» **GIVEN INFORMATION**
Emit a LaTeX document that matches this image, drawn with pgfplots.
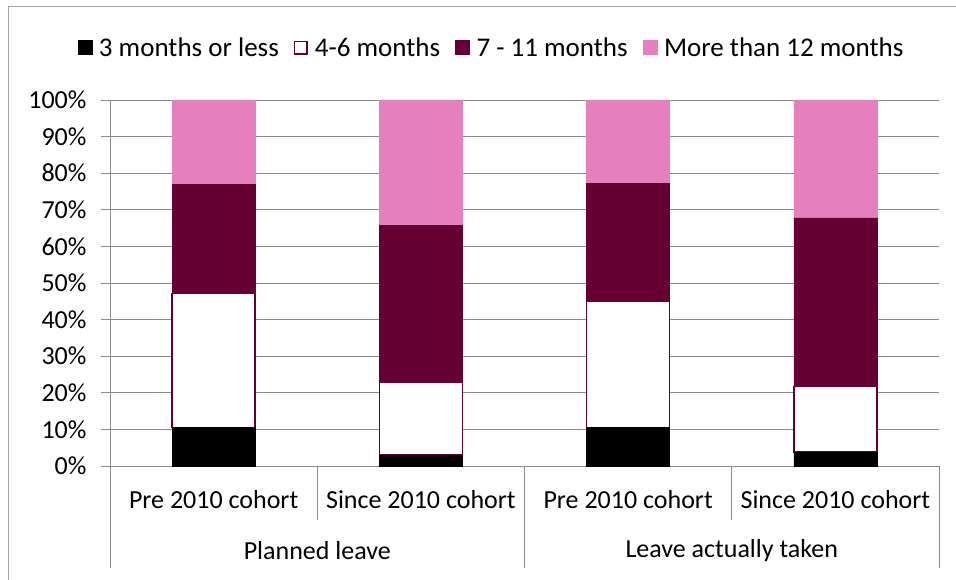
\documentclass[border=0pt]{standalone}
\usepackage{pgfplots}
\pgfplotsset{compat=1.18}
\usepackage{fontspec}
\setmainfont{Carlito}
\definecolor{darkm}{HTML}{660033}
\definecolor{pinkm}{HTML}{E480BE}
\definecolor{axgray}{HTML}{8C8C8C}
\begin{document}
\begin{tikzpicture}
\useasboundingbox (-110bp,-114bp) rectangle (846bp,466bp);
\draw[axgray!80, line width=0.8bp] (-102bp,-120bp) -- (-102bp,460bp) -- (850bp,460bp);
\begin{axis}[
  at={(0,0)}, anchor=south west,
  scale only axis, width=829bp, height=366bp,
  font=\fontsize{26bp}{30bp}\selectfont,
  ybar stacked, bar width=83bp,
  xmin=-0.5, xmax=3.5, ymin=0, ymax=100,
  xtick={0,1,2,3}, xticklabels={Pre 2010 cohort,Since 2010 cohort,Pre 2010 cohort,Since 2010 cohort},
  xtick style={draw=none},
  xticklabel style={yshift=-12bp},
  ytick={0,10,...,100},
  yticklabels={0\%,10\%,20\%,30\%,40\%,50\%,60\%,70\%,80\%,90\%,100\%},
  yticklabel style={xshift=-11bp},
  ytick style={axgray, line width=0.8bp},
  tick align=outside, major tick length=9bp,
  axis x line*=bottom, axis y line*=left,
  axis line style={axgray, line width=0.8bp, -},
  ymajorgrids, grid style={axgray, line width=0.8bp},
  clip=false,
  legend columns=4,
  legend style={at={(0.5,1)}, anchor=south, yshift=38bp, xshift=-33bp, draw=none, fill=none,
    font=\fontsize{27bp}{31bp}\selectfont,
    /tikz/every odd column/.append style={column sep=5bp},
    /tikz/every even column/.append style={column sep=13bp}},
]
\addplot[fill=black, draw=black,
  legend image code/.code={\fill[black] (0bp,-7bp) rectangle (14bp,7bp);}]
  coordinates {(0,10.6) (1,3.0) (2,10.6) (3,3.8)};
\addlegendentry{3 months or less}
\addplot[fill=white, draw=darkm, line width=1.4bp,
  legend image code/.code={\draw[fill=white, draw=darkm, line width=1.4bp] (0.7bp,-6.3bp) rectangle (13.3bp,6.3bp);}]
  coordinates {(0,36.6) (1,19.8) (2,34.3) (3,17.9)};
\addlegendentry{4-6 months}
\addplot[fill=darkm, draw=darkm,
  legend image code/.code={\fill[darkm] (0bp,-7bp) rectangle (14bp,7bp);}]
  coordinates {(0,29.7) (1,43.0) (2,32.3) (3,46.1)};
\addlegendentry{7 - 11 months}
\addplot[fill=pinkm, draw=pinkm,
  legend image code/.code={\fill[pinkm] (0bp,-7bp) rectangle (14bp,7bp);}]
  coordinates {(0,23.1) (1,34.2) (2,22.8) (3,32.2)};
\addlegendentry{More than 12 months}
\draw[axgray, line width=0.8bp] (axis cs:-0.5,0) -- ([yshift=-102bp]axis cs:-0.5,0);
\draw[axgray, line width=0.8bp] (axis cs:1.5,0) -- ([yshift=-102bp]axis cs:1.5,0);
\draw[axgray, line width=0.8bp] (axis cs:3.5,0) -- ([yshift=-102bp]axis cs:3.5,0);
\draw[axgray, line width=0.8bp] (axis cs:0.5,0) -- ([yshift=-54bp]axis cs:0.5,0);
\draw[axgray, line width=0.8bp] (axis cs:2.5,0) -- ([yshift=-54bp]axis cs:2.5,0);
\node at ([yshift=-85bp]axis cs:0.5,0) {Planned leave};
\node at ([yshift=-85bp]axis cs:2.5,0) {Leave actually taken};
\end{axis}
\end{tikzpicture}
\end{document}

» **TASK TO COMPLETE**
Give only the number of lines in the preceding material that contain the string "image".

» **ANSWER TO THE EXERCISE**
5